Self-Care, Experiences of Protection and Continuous Crisis in the Everyday of Refugees in Norway and Switzerland
Author(s) : Carolin Fischer, Manuel Insberg
Source : https://doi.org/10.1080/14650045.2025.2464143
Abstract:
“In recent years, activists and scholars from different disciplines have criticised the tightening asylum governance and the limits of the right to asylum in Europe. This paper shifts the focus to those asylum seekers who successfully accessed European grounds and were granted legal protection. It explores how their lives unfold once they have reached a legal safe haven. What are everyday meanings and experiences of legal protection? And how do they engage with these experiences? To address these questions, we draw on ethnographic research conducted among persons who received refugee status in Norway and Switzerland. Vigh’s concept of navigation combined with theoretical approaches to self-care help us explore how these persons experience and act upon the forces shaping different dimensions and implications of asylum as an everyday condition. Our findings show that the way asylum is governed at the everyday level promotes a situation of continuous crisis rather than facilitating experiences of encompassing protection. Much of what we identify as driving this crisis is closely related to the principles of refugee governance and the emphasis placed on integration requirements. As a result, these refugees remain stuck in the position of a perpetual other with few possibilities to build on their capacities to aspire.
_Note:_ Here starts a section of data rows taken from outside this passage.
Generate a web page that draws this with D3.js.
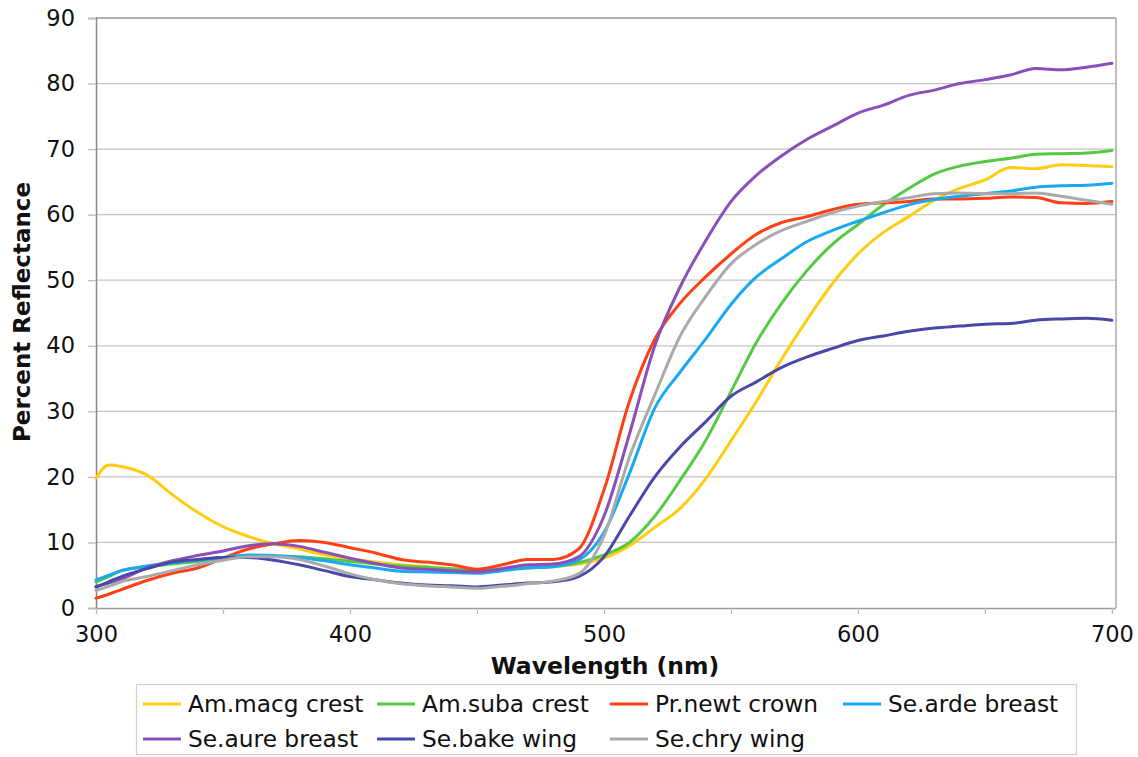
<!DOCTYPE html>
<html>
<head>
<meta charset="utf-8">
<script src="https://cdn.jsdelivr.net/npm/d3@7/dist/d3.min.js"></script>
<style>
html,body{margin:0;padding:0;background:#fff;}
svg{display:block;font-family:"DejaVu Sans",Verdana,sans-serif;}
</style>
</head>
<body>
<svg id="chart" width="1138" height="757"></svg>
<script>
const wavelengths = [300,305,310,320,330,340,350,360,370,380,390,400,410,420,430,440,450,460,470,480,490,500,510,520,530,540,550,560,570,580,590,600,610,620,630,640,650,660,670,680,690,700];

const amMacgCrest = [19.8,21.8,21.6,20.3,17.3,14.6,12.4,10.9,9.8,9.0,8.1,7.5,7.0,6.6,6.3,6.0,5.8,5.9,6.1,6.3,6.7,7.6,9.5,12.3,15.2,19.7,25.5,31.5,38,44,49.5,54,57.3,59.7,62.2,64,65.3,67.2,67.0,67.6,67.5,67.3];
const amSubaCrest = [4.0,4.8,5.7,6.3,6.7,7.1,7.5,7.8,7.9,7.8,7.5,7.1,6.7,6.4,6.2,6.0,5.8,6.0,6.2,6.4,6.9,8.1,10,14,19.5,25.5,33,40.5,46.5,51.5,55.5,58.5,61.5,64,66.2,67.4,68.1,68.6,69.2,69.3,69.4,69.8];
const prNewtCrown = [1.5,2.1,2.8,4.2,5.3,6.1,7.6,9.0,9.8,10.3,10.0,9.2,8.4,7.4,7.0,6.6,5.9,6.6,7.4,7.4,9.0,18,31.5,41,46.5,50.5,54,57,58.8,59.7,60.8,61.6,61.8,62,62.4,62.4,62.5,62.7,62.6,61.8,61.7,62];
const seArdeBreast = [4.3,5.0,5.7,6.4,6.9,7.3,7.7,8.1,8.0,7.7,7.2,6.6,6.1,5.6,5.5,5.4,5.3,5.7,6.1,6.3,7.3,11.5,20.5,30.5,36,41,46.3,50.5,53.3,55.9,57.6,59,60.3,61.5,62.3,62.8,63.2,63.6,64.2,64.4,64.5,64.8];
const seAureBreast = [3.3,3.8,4.4,6.1,7.2,8.0,8.7,9.5,9.8,9.4,8.5,7.6,6.8,6.1,5.9,5.7,5.5,6.0,6.6,6.7,7.8,14,26.5,40,49,56,62,66,69,71.5,73.5,75.5,76.7,78.2,79,80,80.6,81.3,82.3,82.1,82.5,83.1];
const seBakeWing = [3.2,4.0,4.8,6.0,7.0,7.4,7.7,7.7,7.3,6.6,5.7,4.8,4.3,3.8,3.5,3.4,3.2,3.5,3.8,4.0,4.8,7.8,14,20,24.6,28.4,32.3,34.5,36.7,38.3,39.6,40.8,41.5,42.2,42.7,43,43.3,43.4,43.9,44.1,44.2,43.9];
const seChryWing = [2.7,3.3,4.0,4.8,5.7,6.6,7.3,7.8,7.8,7.4,6.4,5.2,4.3,3.7,3.4,3.2,3.0,3.3,3.7,4.1,5.2,11,23,32.5,41.5,47.5,52.5,55.5,57.6,59,60.3,61.3,62,62.6,63.2,63.3,63.2,63.2,63.3,62.8,62.2,61.6];

const seriesNames = ["Am.macg crest","Am.suba crest","Pr.newt crown","Se.arde breast","Se.aure breast","Se.bake wing","Se.chry wing"];
const seriesColors = ["#FFCC11","#55C944","#FF3F14","#1AA8F4","#8A4FB8","#4848A8","#AAAAAA"];
const seriesValues = [amMacgCrest,amSubaCrest,prNewtCrown,seArdeBreast,seAureBreast,seBakeWing,seChryWing];

const yTicks = [0,10,20,30,40,50,60,70,80,90];
const xTickLabels = [300,400,500,600,700];
const xMinorTicks = [300,350,400,450,500,550,600,650,700];

(function draw() {
const svg = d3.select("#chart");
const pLeft = 96, pRight = 1116, pTop = 18, pBottom = 608;

const x = d3.scaleLinear().domain([300, 701.6]).range([pLeft, pRight]);
const y = d3.scaleLinear().domain([0, 90]).range([pBottom, pTop]);

// gridlines
svg.append("g").selectAll("line").data(yTicks.filter(d => d > 0 && d < 90)).join("line")
  .attr("x1", pLeft).attr("x2", pRight)
  .attr("y1", d => y(d)).attr("y2", d => y(d))
  .attr("stroke", "#c4c4c4").attr("stroke-width", 1.3);

// frame: top and right
svg.append("line").attr("x1", pLeft).attr("x2", pRight).attr("y1", pTop).attr("y2", pTop)
  .attr("stroke", "#999").attr("stroke-width", 1.5);
svg.append("line").attr("x1", pRight).attr("x2", pRight).attr("y1", pTop).attr("y2", pBottom)
  .attr("stroke", "#aaa").attr("stroke-width", 1.5);

// y axis
const yAxis = d3.axisLeft(y).tickValues(yTicks).tickSize(8).tickPadding(13);
const gy = svg.append("g").attr("transform", `translate(${pLeft},0)`).call(yAxis);
gy.select(".domain").attr("stroke", "#888").attr("stroke-width", 1.5);
gy.selectAll(".tick line").attr("stroke", "#bbb").attr("stroke-width", 1.3);
gy.selectAll(".tick text").attr("font-size", 22.5).attr("fill", "#111")
  .attr("font-family", "DejaVu Sans, Verdana, sans-serif");

// x axis
const xAxis = d3.axisBottom(x).tickValues(xMinorTicks).tickSize(6).tickPadding(12)
  .tickFormat(d => xTickLabels.includes(d) ? d : "");
const gx = svg.append("g").attr("transform", `translate(0,${pBottom})`).call(xAxis);
gx.select(".domain").attr("d", `M${pLeft},0.5H${pRight}`).attr("stroke", "#999").attr("stroke-width", 1.5);
gx.selectAll(".tick line").attr("stroke", "#bbb").attr("stroke-width", 1.3);
gx.selectAll(".tick text").attr("font-size", 22.5).attr("fill", "#111")
  .attr("font-family", "DejaVu Sans, Verdana, sans-serif");

// lines
const line = d3.line()
  .x((d, i) => x(wavelengths[i]))
  .y(d => y(d))
  .curve(d3.curveMonotoneX);

const plot = svg.append("g");
seriesValues.forEach((vals, k) => {
  plot.append("path").datum(vals)
    .attr("d", line)
    .attr("fill", "none")
    .attr("stroke", seriesColors[k])
    .attr("stroke-width", 3)
    .attr("stroke-linejoin", "round")
    .attr("stroke-linecap", "round");
});

// axis titles
svg.append("text").attr("x", 605).attr("y", 674)
  .attr("text-anchor", "middle").attr("font-size", 23.5).attr("font-weight", "bold")
  .attr("fill", "#111").text("Wavelength (nm)");
svg.append("text").attr("transform", `translate(30,312) rotate(-90)`)
  .attr("text-anchor", "middle").attr("font-size", 23).attr("font-weight", "bold")
  .attr("fill", "#111").text("Percent Reflectance");

// legend
const lg = svg.append("g");
lg.append("rect").attr("x", 136.5).attr("y", 684.5).attr("width", 940).attr("height", 70)
  .attr("fill", "#fff").attr("stroke", "#d0d0d0").attr("stroke-width", 1.2);
const colX = [143, 377, 610, 843];
const rowY = [704, 739];
seriesNames.forEach((name, k) => {
  const cx = colX[k % 4], cy = rowY[Math.floor(k / 4)];
  lg.append("line").attr("x1", cx).attr("x2", cx + 38).attr("y1", cy).attr("y2", cy)
    .attr("stroke", seriesColors[k]).attr("stroke-width", 3);
  lg.append("text").attr("x", cx + 45).attr("y", cy).attr("dy", "0.36em")
    .attr("font-size", 23.3).attr("fill", "#111").text(name);
});
})();
</script>
</body>
</html>
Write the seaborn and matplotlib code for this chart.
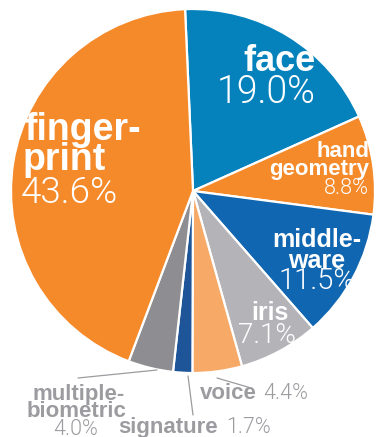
import matplotlib
matplotlib.use("Agg")
import matplotlib.pyplot as plt
import seaborn as sns

sns.set_theme(style="white")
plt.rcParams['font.family'] = ['Liberation Sans', 'DejaVu Sans']

# ---- data ----
categories = ["face", "hand geometry", "middleware", "iris", "voice",
              "signature", "multiple-biometric", "fingerprint"]
shares = [19.0, 8.8, 11.5, 7.1, 4.4, 1.7, 4.0, 43.6]
colors = ["#0581BC", "#F58A2B", "#1066B0", "#B4B4B8", "#F7AA68",
          "#1E5598", "#8E8E92", "#F58A2B"]
pct_labels = ["19.0%", "8.8%", "11.5%", "7.1%", "4.4%", "1.7%", "4.0%", "43.6%"]

W, H = 376, 437
fig = plt.figure(figsize=(W / 100, H / 100), dpi=100)
fig.patch.set_facecolor("white")

cx, cy, r = 193, 191, 182
ax = fig.add_axes([(cx - r) / W, (H - cy - r) / H, 2 * r / W, 2 * r / H])
wedges, _ = ax.pie(shares, colors=colors, startangle=92.5, counterclock=False,
                   wedgeprops=dict(edgecolor="white", linewidth=1.6))
for w in wedges:
    w.set_clip_on(False)
ax.set_xlim(-1, 1)
ax.set_ylim(-1, 1)
ax.set_aspect("equal")
ax.axis("off")

def px(x, y):
    return x / W, 1 - y / H

LIGHT = dict(family=['Roboto', 'DejaVu Sans'], fontweight=300)
BOLD = dict(family=['Liberation Sans', 'DejaVu Sans'], fontweight='bold')
grey = "#9C9CA0"

def t(x, y, s, size, style, color="white", ha="left"):
    fig.text(*px(x, y), s, fontsize=size, color=color, ha=ha, va="baseline", **style)

# face
t(316, 71, "face", 26, BOLD, ha="right")
t(316, 103, pct_labels[0], 27, LIGHT, ha="right")
# hand geometry
t(369, 157, "hand", 16, BOLD, ha="right")
t(369, 175, "geometry", 16, BOLD, ha="right")
t(369, 194, pct_labels[1], 15.5, LIGHT, ha="right")
# middleware
t(317, 247, "middle-", 18, BOLD, ha="center")
t(317, 268, "ware", 18, BOLD, ha="center")
t(317, 289, pct_labels[2], 21, LIGHT, ha="center")
# iris
t(270, 320, "iris", 18, BOLD, ha="center")
t(267, 343, pct_labels[3], 20, LIGHT, ha="center")
# fingerprint
t(24, 140, "finger-", 27, BOLD)
t(23, 170, "print", 27, BOLD)
t(21, 203, pct_labels[7], 26.5, LIGHT)

# outside labels
t(257, 399, "voice", 16, BOLD, color=grey, ha="right")
t(263, 399, pct_labels[4], 15.5, LIGHT, color=grey)
t(218, 433, "signature", 16, BOLD, color=grey, ha="right")
t(226, 433, pct_labels[5], 15.5, LIGHT, color=grey)
t(79, 400, "multiple-", 16, BOLD, color=grey, ha="center")
t(77, 417, "biometric", 16, BOLD, color=grey, ha="center")
t(76, 435, pct_labels[6], 15.5, LIGHT, color=grey, ha="center")

# leader lines
def line(x0, y0, x1, y1):
    fig.add_artist(plt.Line2D([x0 / W, x1 / W], [1 - y0 / H, 1 - y1 / H],
                              color=grey, lw=0.9))

line(217, 378, 251, 388)
line(188, 376, 193, 415)
line(157, 370, 78, 378)

fig.savefig("out.png", dpi=100, facecolor="white")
At the same time, we find that they navigate conditions of crisis in different ways to evade imminent constraints and restrictions while also trying to generate moments of recovery and self-care. We argue that there is a need to reconsider the self-image of liberal states as safe havens and to work towards lasting transformations of the structures and associated power relations that create and uphold the identified limitations of legal protection and that turn asylum into a condition of continuous struggle.”